RECORDS FOR THE TASK:
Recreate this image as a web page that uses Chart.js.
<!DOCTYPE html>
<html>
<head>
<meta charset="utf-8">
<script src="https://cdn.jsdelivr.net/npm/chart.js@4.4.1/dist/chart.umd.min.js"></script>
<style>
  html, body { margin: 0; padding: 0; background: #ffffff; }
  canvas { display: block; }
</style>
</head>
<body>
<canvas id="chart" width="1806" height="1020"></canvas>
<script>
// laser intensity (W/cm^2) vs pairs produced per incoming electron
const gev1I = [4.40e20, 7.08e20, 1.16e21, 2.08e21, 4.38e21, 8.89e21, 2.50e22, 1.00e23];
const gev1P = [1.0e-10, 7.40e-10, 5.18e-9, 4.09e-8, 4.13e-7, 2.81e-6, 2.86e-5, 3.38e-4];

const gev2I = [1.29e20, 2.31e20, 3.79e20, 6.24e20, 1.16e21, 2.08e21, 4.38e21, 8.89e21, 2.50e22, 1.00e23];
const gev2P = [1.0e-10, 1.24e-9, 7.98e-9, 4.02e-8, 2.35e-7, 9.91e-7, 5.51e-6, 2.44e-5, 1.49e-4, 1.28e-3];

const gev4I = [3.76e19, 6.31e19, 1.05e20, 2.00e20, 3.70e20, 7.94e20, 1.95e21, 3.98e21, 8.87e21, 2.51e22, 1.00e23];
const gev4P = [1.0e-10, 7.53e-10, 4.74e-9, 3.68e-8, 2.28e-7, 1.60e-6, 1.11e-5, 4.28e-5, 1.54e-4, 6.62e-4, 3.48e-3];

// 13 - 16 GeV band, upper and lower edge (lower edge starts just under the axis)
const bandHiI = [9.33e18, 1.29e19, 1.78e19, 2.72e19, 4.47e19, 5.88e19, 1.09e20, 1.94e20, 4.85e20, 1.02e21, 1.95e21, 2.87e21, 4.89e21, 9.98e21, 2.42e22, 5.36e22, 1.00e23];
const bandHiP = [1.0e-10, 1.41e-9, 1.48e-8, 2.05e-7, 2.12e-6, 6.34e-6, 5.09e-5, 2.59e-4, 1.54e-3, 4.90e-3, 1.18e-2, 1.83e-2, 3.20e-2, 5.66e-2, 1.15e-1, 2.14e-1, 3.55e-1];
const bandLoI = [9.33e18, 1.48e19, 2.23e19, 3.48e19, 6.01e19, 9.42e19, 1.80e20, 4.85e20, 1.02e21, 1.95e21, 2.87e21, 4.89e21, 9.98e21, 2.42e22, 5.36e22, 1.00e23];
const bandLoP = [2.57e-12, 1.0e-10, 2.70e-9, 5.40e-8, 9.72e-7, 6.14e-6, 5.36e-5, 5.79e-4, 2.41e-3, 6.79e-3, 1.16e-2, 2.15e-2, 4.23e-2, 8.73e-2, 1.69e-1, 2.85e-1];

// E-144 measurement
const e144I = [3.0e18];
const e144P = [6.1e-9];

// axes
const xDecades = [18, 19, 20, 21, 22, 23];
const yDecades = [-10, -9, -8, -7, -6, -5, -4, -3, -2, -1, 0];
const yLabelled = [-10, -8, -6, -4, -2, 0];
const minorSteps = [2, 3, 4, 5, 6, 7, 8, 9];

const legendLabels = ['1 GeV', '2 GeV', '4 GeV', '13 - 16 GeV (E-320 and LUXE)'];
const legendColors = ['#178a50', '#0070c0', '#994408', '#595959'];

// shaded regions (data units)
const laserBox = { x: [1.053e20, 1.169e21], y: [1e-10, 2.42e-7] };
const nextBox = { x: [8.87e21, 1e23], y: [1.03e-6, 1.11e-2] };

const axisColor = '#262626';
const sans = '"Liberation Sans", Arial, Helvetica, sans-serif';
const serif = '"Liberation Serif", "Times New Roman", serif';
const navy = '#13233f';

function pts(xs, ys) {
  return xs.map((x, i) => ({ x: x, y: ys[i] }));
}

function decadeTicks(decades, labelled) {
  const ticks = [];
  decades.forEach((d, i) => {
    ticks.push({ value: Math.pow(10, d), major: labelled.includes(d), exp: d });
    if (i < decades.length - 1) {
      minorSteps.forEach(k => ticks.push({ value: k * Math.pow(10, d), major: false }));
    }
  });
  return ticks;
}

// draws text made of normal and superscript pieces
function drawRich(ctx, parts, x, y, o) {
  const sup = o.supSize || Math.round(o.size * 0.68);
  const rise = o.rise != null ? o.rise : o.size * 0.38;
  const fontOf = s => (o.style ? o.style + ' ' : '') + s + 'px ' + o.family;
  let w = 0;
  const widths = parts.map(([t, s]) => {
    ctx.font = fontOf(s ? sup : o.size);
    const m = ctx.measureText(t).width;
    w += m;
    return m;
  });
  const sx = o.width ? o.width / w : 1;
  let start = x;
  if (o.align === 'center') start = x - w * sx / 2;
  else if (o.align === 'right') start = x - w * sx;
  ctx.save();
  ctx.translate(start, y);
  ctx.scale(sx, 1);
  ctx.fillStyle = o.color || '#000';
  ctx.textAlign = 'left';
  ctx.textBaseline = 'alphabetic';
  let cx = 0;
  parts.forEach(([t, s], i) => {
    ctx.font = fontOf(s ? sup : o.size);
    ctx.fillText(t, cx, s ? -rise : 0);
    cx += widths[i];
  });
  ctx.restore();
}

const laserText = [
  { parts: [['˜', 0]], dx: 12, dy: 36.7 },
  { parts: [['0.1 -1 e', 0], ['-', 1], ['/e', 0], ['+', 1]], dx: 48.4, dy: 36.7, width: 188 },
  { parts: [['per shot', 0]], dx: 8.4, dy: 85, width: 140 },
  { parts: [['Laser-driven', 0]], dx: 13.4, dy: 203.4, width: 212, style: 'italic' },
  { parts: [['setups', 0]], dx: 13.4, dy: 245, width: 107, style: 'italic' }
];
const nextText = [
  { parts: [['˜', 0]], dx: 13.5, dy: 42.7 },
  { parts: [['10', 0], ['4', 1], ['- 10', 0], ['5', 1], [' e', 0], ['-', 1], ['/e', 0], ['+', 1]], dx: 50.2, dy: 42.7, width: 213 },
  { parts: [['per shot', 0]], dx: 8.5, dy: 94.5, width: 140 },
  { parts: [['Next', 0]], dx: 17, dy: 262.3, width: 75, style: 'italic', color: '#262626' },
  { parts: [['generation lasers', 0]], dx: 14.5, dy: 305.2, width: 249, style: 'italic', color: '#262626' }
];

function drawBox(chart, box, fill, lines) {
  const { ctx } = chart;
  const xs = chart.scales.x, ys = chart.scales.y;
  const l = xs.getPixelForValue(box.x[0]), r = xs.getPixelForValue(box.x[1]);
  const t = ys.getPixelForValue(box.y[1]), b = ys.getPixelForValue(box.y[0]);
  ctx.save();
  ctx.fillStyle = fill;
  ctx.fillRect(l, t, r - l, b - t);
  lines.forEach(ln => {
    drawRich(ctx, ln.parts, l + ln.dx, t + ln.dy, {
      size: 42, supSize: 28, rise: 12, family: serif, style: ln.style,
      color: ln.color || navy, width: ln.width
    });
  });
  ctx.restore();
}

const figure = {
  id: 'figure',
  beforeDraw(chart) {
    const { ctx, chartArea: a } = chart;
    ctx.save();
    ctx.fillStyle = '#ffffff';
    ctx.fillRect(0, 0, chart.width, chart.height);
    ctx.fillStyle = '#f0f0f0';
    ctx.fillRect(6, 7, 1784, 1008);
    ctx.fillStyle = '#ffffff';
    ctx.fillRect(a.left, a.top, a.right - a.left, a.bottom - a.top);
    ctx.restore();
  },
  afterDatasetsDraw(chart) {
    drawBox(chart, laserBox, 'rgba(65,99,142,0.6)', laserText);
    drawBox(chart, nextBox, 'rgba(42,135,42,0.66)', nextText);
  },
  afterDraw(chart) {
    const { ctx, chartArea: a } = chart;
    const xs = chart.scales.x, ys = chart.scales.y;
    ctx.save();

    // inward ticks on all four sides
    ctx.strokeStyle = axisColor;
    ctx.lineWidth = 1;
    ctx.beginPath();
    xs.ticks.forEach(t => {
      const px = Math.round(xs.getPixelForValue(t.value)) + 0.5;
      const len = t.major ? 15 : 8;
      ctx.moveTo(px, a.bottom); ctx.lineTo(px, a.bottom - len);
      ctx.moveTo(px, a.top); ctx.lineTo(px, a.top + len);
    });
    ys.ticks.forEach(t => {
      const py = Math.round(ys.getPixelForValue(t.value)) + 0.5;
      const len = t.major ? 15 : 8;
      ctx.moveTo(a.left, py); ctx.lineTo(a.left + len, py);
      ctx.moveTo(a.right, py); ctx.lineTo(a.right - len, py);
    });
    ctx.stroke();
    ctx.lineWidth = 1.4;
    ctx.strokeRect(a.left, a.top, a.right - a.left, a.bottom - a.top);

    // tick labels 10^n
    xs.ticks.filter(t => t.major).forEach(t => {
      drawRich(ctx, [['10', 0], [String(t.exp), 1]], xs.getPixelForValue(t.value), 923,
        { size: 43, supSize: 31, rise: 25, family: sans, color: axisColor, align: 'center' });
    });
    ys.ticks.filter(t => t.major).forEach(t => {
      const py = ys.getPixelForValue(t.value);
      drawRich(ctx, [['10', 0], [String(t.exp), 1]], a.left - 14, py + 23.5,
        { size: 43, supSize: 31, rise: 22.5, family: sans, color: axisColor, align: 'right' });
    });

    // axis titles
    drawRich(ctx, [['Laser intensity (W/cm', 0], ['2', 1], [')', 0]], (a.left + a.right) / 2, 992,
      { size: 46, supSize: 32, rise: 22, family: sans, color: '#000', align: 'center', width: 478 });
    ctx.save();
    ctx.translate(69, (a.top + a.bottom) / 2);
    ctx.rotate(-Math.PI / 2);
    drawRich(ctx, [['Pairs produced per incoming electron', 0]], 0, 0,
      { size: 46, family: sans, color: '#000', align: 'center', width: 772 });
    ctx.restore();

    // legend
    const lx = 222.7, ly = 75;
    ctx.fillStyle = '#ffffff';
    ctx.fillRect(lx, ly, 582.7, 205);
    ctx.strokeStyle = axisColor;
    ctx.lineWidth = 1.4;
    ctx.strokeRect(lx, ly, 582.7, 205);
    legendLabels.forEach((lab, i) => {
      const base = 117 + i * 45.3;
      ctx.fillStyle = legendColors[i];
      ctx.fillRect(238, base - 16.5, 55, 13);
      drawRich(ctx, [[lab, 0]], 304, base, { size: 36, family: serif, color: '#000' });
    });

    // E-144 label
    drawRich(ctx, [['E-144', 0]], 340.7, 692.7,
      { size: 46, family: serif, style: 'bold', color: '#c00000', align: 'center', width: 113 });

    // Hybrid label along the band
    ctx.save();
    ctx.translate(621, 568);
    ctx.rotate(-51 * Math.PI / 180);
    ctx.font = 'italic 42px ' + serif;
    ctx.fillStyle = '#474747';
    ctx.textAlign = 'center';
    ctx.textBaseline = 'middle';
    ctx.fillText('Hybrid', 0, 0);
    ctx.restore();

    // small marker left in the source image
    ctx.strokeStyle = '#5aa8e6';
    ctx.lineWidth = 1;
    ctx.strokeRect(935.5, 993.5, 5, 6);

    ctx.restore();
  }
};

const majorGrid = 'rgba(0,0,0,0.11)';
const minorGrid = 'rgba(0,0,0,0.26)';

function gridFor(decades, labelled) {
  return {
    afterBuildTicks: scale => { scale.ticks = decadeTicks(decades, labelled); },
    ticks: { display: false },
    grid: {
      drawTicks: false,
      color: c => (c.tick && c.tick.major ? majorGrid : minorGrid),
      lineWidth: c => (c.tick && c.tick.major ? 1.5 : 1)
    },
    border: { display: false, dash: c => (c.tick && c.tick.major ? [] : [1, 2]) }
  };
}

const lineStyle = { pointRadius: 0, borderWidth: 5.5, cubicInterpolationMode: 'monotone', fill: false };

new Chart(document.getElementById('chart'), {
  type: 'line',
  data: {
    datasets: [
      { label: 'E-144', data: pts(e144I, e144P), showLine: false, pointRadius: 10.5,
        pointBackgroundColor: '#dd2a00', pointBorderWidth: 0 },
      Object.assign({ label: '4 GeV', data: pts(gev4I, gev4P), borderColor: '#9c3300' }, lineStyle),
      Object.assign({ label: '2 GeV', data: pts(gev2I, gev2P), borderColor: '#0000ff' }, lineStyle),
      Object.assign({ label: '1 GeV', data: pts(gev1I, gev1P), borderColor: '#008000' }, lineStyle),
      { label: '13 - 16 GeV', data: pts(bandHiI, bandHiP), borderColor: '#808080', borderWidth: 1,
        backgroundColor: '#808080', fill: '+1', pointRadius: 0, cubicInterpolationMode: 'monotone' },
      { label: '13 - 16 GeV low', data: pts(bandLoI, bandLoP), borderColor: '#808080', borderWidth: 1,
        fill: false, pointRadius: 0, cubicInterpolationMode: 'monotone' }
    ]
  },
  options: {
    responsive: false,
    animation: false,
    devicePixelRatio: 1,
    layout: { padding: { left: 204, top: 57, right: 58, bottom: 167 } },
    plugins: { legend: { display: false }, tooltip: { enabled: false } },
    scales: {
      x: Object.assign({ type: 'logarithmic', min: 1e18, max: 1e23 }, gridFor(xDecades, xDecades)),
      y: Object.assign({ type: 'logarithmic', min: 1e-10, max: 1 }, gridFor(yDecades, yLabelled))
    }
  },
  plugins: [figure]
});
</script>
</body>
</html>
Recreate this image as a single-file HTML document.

CHALLENGE: Return only the exact lines from the opening of the records through the line that contains "2.44e-5, 1.49e-4, 1.28e-3];", both included.

RESPONSE:
Recreate this image as a web page that uses Chart.js.
<!DOCTYPE html>
<html>
<head>
<meta charset="utf-8">
<script src="https://cdn.jsdelivr.net/npm/chart.js@4.4.1/dist/chart.umd.min.js"></script>
<style>
  html, body { margin: 0; padding: 0; background: #ffffff; }
  canvas { display: block; }
</style>
</head>
<body>
<canvas id="chart" width="1806" height="1020"></canvas>
<script>
// laser intensity (W/cm^2) vs pairs produced per incoming electron
const gev1I = [4.40e20, 7.08e20, 1.16e21, 2.08e21, 4.38e21, 8.89e21, 2.50e22, 1.00e23];
const gev1P = [1.0e-10, 7.40e-10, 5.18e-9, 4.09e-8, 4.13e-7, 2.81e-6, 2.86e-5, 3.38e-4];

const gev2I = [1.29e20, 2.31e20, 3.79e20, 6.24e20, 1.16e21, 2.08e21, 4.38e21, 8.89e21, 2.50e22, 1.00e23];
const gev2P = [1.0e-10, 1.24e-9, 7.98e-9, 4.02e-8, 2.35e-7, 9.91e-7, 5.51e-6, 2.44e-5, 1.49e-4, 1.28e-3];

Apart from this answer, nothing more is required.